I started exploring DevOps recently, and honestly, it’s been eye-opening. Coming from a backend background, I always focused on building APIs and features. But now I’m starting to understand what happens around the code. So far, I’ve explored: • How the Software Development Life Cycle actually works • Where DevOps fits in the bigger picture • Basics of project management • Working with Virtual Machines • Launching and managing instances on AWS EC2 • Using AWS CLI • Linux fundamentals + shell scripting • File permissions in Linux • Version Control with Git & GitHub Still early, but things are starting to connect.
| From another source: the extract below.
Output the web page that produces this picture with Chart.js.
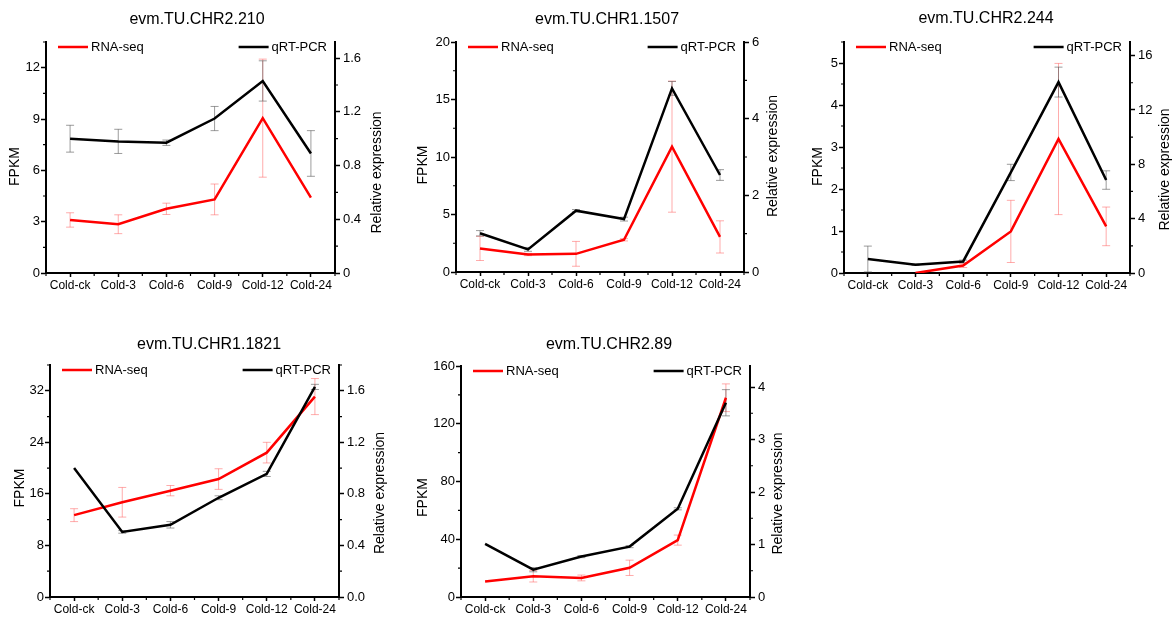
<!DOCTYPE html>
<html lang="en">
<head>
<meta charset="UTF-8" />
<title>RNA-seq vs qRT-PCR under cold stress</title>
<script src="https://cdn.jsdelivr.net/npm/chart.js"></script>
<style>
  body { margin: 0; background: #fff; }
  #wrap { position: relative; width: 1174px; height: 617px; overflow: hidden; }
  #wrap canvas { position: absolute; }
</style>
</head>
<body>
<div id="wrap"></div>
<script>
const timePoints = ['Cold-ck', 'Cold-3', 'Cold-6', 'Cold-9', 'Cold-12', 'Cold-24'];

// RNA-seq FPKM (mean and error) and qRT-PCR relative expression (mean and error)
const fpkm210 = [3.1, 2.85, 3.75, 4.3, 9.05, 4.4];
const fpkmErr210 = [0.42, 0.55, 0.33, 0.9, 3.45, 0];
const rel210 = [1.0, 0.98, 0.97, 1.15, 1.43, 0.89];
const relErr210 = [0.1, 0.09, 0.02, 0.09, 0.15, 0.17];

const fpkm1507 = [2.05, 1.52, 1.58, 2.8, 10.9, 3.05];
const fpkmErr1507 = [1.05, 0.1, 1.08, 0.1, 5.7, 1.4];
const rel1507 = [1.01, 0.59, 1.6, 1.38, 4.79, 2.53];
const relErr1507 = [0.07, 0.05, 0.03, 0.05, 0.18, 0.14];

const fpkm244 = [null, 0, 0.18, 0.99, 3.19, 1.11];
const fpkmErr244 = [0, 0, 0.05, 0.74, 1.8, 0.46];
const rel244 = [1.03, 0.61, 0.85, 7.4, 14.05, 6.84];
const relErr244 = [0.95, 0.05, 0.1, 0.6, 1.1, 0.68];

const fpkm1821 = [12.7, 14.7, 16.5, 18.3, 22.4, 31.1];
const fpkmErr1821 = [1.0, 2.3, 0.8, 1.6, 1.6, 2.8];
const rel1821 = [1.0, 0.505, 0.56, 0.77, 0.955, 1.63];
const relErr1821 = [0, 0.01, 0.025, 0.015, 0.02, 0.02];

const fpkm89 = [10.7, 14.4, 13.2, 20.2, 39.4, 138];
const fpkmErr89 = [0, 4, 2, 5.3, 3.5, 9.6];
const rel89 = [1.01, 0.52, 0.77, 0.96, 1.68, 3.7];
const relErr89 = [0, 0.04, 0.02, 0.02, 0.02, 0.25];

const panels = [
  { name: 'evm.TU.CHR2.210', rna: fpkm210, rnaErr: fpkmErr210, qrt: rel210, qrtErr: relErr210,
    leftMax: 13.5, leftStep: 3, rightMax: 1.72, rightStep: 0.4, rightFixed: null },
  { name: 'evm.TU.CHR1.1507', rna: fpkm1507, rnaErr: fpkmErr1507, qrt: rel1507, qrtErr: relErr1507,
    leftMax: 20, leftStep: 5, rightMax: 6, rightStep: 2, rightFixed: null },
  { name: 'evm.TU.CHR2.244', rna: fpkm244, rnaErr: fpkmErr244, qrt: rel244, qrtErr: relErr244,
    leftMax: 5.5, leftStep: 1, rightMax: 17, rightStep: 4, rightFixed: null },
  { name: 'evm.TU.CHR1.1821', rna: fpkm1821, rnaErr: fpkmErr1821, qrt: rel1821, qrtErr: relErr1821,
    leftMax: 36, leftStep: 8, rightMax: 1.8, rightStep: 0.4, rightFixed: 1 },
  { name: 'evm.TU.CHR2.89', rna: fpkm89, rnaErr: fpkmErr89, qrt: rel89, qrtErr: relErr89,
    leftMax: 160, leftStep: 40, rightMax: 4.4, rightStep: 1, rightFixed: null }
];

// plot box of each panel on the page, title centre, axis title offsets
const boxes = [
  { L: 46,  R: 335,  T: 42,  B: 273, tx: 197, ty: 20,  lOff: 31, rOff: 42, lDy: 9,  rDy: 15 },
  { L: 456, R: 744,  T: 42,  B: 272, tx: 607, ty: 20,  lOff: 33, rOff: 29, lDy: 8,  rDy: -1 },
  { L: 844, R: 1130, T: 42,  B: 273, tx: 986, ty: 19,  lOff: 26, rOff: 35, lDy: 9,  rDy: 12 },
  { L: 50,  R: 339,  T: 365, B: 597, tx: 209, ty: 345, lOff: 30, rOff: 41, lDy: 7,  rDy: 12 },
  { L: 461, R: 750,  T: 366, B: 597, tx: 609, ty: 345, lOff: 38, rOff: 28, lDy: 16, rDy: 12 }
];

Chart.defaults.font.family = "'Liberation Sans', Arial, sans-serif";
Chart.defaults.color = '#000';

const WL = 60, HX = 30, TOP = 42;

// error bars, minor ticks, inner legend and axis titles
const panelDecor = {
  id: 'panelDecor',
  beforeDatasetsDraw(chart) {
    const ctx = chart.ctx;
    const xs = chart.scales.x;
    chart.data.datasets.forEach(ds => {
      const ys = chart.scales[ds.yAxisID];
      ds.data.forEach((v, j) => {
        const e = ds.errors[j];
        if (v == null || !e) return;
        const x = xs.getPixelForValue(j);
        const yLo = ys.getPixelForValue(Math.max(0, v - e));
        const yHi = ys.getPixelForValue(v + e);
        ctx.save();
        ctx.strokeStyle = ds.errColor;
        ctx.lineWidth = 1;
        ctx.beginPath();
        ctx.moveTo(x, yLo); ctx.lineTo(x, yHi);
        ctx.moveTo(x - 4, yLo); ctx.lineTo(x + 4, yLo);
        ctx.moveTo(x - 4, yHi); ctx.lineTo(x + 4, yHi);
        ctx.stroke();
        ctx.restore();
      });
    });
  },
  afterDraw(chart, args, opts) {
    const ctx = chart.ctx;
    const a = chart.chartArea;
    const xs = chart.scales.x;
    ctx.save();
    ctx.strokeStyle = '#000';
    ctx.lineWidth = 1.2;
    ctx.beginPath();
    const n = timePoints.length;
    for (let j = 0; j <= n; j++) {
      let px;
      if (j === 0) px = a.left;
      else if (j === n) px = a.right;
      else px = (xs.getPixelForValue(j - 1) + xs.getPixelForValue(j)) / 2;
      ctx.moveTo(px, a.bottom); ctx.lineTo(px, a.bottom + 3);
    }
    ['y', 'y1'].forEach(id => {
      const s = chart.scales[id];
      const step = s.options.ticks.stepSize;
      for (let v = step / 2; v <= s.max + 1e-9; v += step) {
        const py = s.getPixelForValue(v);
        if (id === 'y') { ctx.moveTo(a.left - 3, py); ctx.lineTo(a.left, py); }
        else { ctx.moveTo(a.right, py); ctx.lineTo(a.right + 3, py); }
      }
    });
    ctx.stroke();

    // legend inside the plot
    const ly = a.top + 5;
    ctx.font = "13px 'Liberation Sans', Arial, sans-serif";
    ctx.textBaseline = 'middle';
    ctx.lineWidth = 2.5;
    const [d0, d1] = chart.data.datasets;
    ctx.strokeStyle = d0.borderColor;
    ctx.beginPath(); ctx.moveTo(a.left + 12, ly); ctx.lineTo(a.left + 42, ly); ctx.stroke();
    ctx.fillStyle = '#000';
    ctx.textAlign = 'left';
    ctx.fillText(d0.label, a.left + 45, ly);
    const w = ctx.measureText(d1.label).width;
    const tEnd = a.right - 8;
    ctx.strokeStyle = d1.borderColor;
    ctx.beginPath(); ctx.moveTo(tEnd - w - 33, ly); ctx.lineTo(tEnd - w - 3, ly); ctx.stroke();
    ctx.textAlign = 'right';
    ctx.fillText(d1.label, tEnd, ly);

    // axis titles, both reading bottom to top
    ctx.font = "14px 'Liberation Sans', Arial, sans-serif";
    ctx.textAlign = 'center';
    const mid = (a.top + a.bottom) / 2;
    [[a.left - opts.lOff, mid + opts.lDy, 'FPKM'], [a.right + opts.rOff, mid + opts.rDy, 'Relative expression']]
      .forEach(([x, y, t]) => {
        ctx.save();
        ctx.translate(x, y);
        ctx.rotate(-Math.PI / 2);
        ctx.fillText(t, 0, 0);
        ctx.restore();
      });
    ctx.restore();
  }
};

const wrap = document.getElementById('wrap');

function axisLine() {
  return { color: '#000', width: 2 };
}

function makePanel(p, box) {
  const left = box.L - WL;
  const wr = Math.round(2 * box.tx - box.L - box.R + WL);
  const width = box.R + wr - left;
  const top = box.T - TOP;
  const height = box.B + HX - top;
  const cv = document.createElement('canvas');
  cv.width = width;
  cv.height = height;
  cv.style.left = left + 'px';
  cv.style.top = top + 'px';
  wrap.appendChild(cv);
  const padTop = box.ty - top - 9.6;

  new Chart(cv, {
    type: 'line',
    data: {
      labels: timePoints,
      datasets: [
        { label: 'RNA-seq', data: p.rna, errors: p.rnaErr, yAxisID: 'y', order: 1,
          borderColor: '#ff0000', errColor: 'rgba(255,90,90,0.5)', borderWidth: 2.5, pointRadius: 0, tension: 0 },
        { label: 'qRT-PCR', data: p.qrt, errors: p.qrtErr, yAxisID: 'y1', order: 0,
          borderColor: '#000000', errColor: 'rgba(90,90,90,0.6)', borderWidth: 2.5, pointRadius: 0, tension: 0 }
      ]
    },
    options: {
      responsive: false,
      animation: false,
      events: [],
      plugins: {
        legend: { display: false },
        tooltip: { enabled: false },
        title: {
          display: true,
          text: p.name,
          color: '#000',
          font: { size: 16, weight: 'normal' },
          padding: { top: padTop, bottom: TOP - 19.2 - padTop }
        },
        panelDecor: { lOff: box.lOff, rOff: box.rOff, lDy: box.lDy, rDy: box.rDy }
      },
      scales: {
        x: {
          type: 'category',
          offset: true,
          border: axisLine(),
          grid: { drawOnChartArea: false, tickLength: 4, tickWidth: 1.5, color: '#000' },
          ticks: { font: { size: 12 }, color: '#000', padding: 1, maxRotation: 0, autoSkip: false },
          afterFit(s) { s.height = HX; }
        },
        y: {
          position: 'left',
          min: 0,
          max: p.leftMax,
          border: axisLine(),
          grid: { drawOnChartArea: false, tickLength: 5, tickWidth: 1.5, color: '#000' },
          ticks: { stepSize: p.leftStep, includeBounds: false, font: { size: 13 }, color: '#000', padding: 1 },
          afterFit(s) { s.width = WL; }
        },
        y1: {
          position: 'right',
          min: 0,
          max: p.rightMax,
          border: axisLine(),
          grid: { drawOnChartArea: false, tickLength: 5, tickWidth: 1.5, color: '#000' },
          ticks: {
            stepSize: p.rightStep, includeBounds: false, font: { size: 13 }, color: '#000', padding: 3,
            callback: v => p.rightFixed == null ? +v.toFixed(2) + '' : v.toFixed(p.rightFixed)
          },
          afterFit(s) { s.width = wr; }
        }
      }
    },
    plugins: [panelDecor]
  });
}

panels.forEach((p, i) => makePanel(p, boxes[i]));
</script>
</body>
</html>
Next week, the plan is simple: → Deploy a Node.js app on AWS (end-to-end) → Get hands-on with Infrastructure as Code (Ansible & Terraform) Trying to move from “I know this” → “I can actually use this in a real setup.” If you’ve been down this path, I’d love to hear — what should I focus on next? #DevOps #AWS #Linux #Backend #LearningInPublic
Great direction. One thing that really accelerates learning at this stage is focusing on end-to-end ownership — not just deploying, but adding monitoring, logging, and failure handling to your setup. That’s where DevOps starts to feel real.
That shift from writing APIs to thinking about infra is the real jump. Once you automate the setup, everything starts feeling different.